You should also factor in more than sticker price. Delivery, placement, condition tier, rarity, and whether the machine is new, used, or limited availability all shape total value. A rare title or a highly desirable themed cabinet may cost more because demand is real, not because pricing is inflated.

For collectors and enthusiasts, availability can matter as much as budget. Some machines are easy to replace later. Others disappear fast, especially themed releases, sought-after retro cabinets, and harder-to-source pre-owned pieces. If you are building around a dream title, waiting for the perfect bargain is not always the smartest move.

Matching the machine to the room

An arcade cabinet should fit the personality of the room, not just the open space on the floor. If your setup leans retro, a classic upright with period-correct styling will feel natural. If the room includes modern pinball, LEDs, and bold pop culture themes, a newer or more stylized arcade cabinet may fit better.

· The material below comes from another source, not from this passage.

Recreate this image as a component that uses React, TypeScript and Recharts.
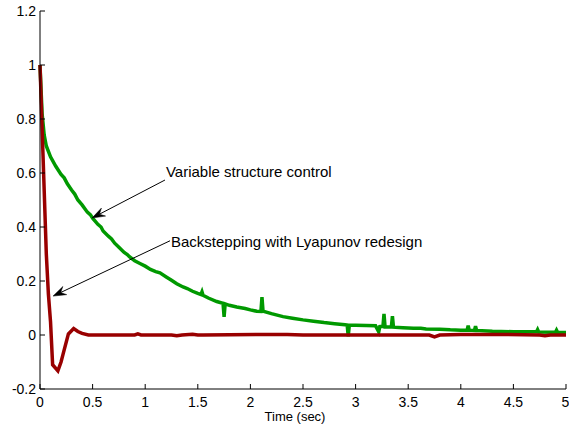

Traffic flow matters more than people expect. Leave enough room to play comfortably, move around the cabinet, and gather without blocking the rest of the room. A machine that is technically placed can still feel awkward if players are backed into a wall or standing in a major walkway.

If you are buying for a commercial setting, durability rises to the top. Home-use priorities and venue-use priorities are not always the same. A machine in a bar, lounge, or entertainment business needs to handle repeat play, varied users, and higher wear expectations.

For buyers who want guidance instead of guesswork, working with a specialist can make the process a lot smoother. The Pinball Gameroom serves buyers who want more than a generic cabinet shipped to the curb. Whether you are after a new release, a pre-owned classic, or a hard-to-find title, informed sourcing makes a difference.

The best arcade machine is not the one with the longest feature list. It is the one that feels right every time you power it on, fits your room without apology, and makes people say, “Okay, one more game” before they head out.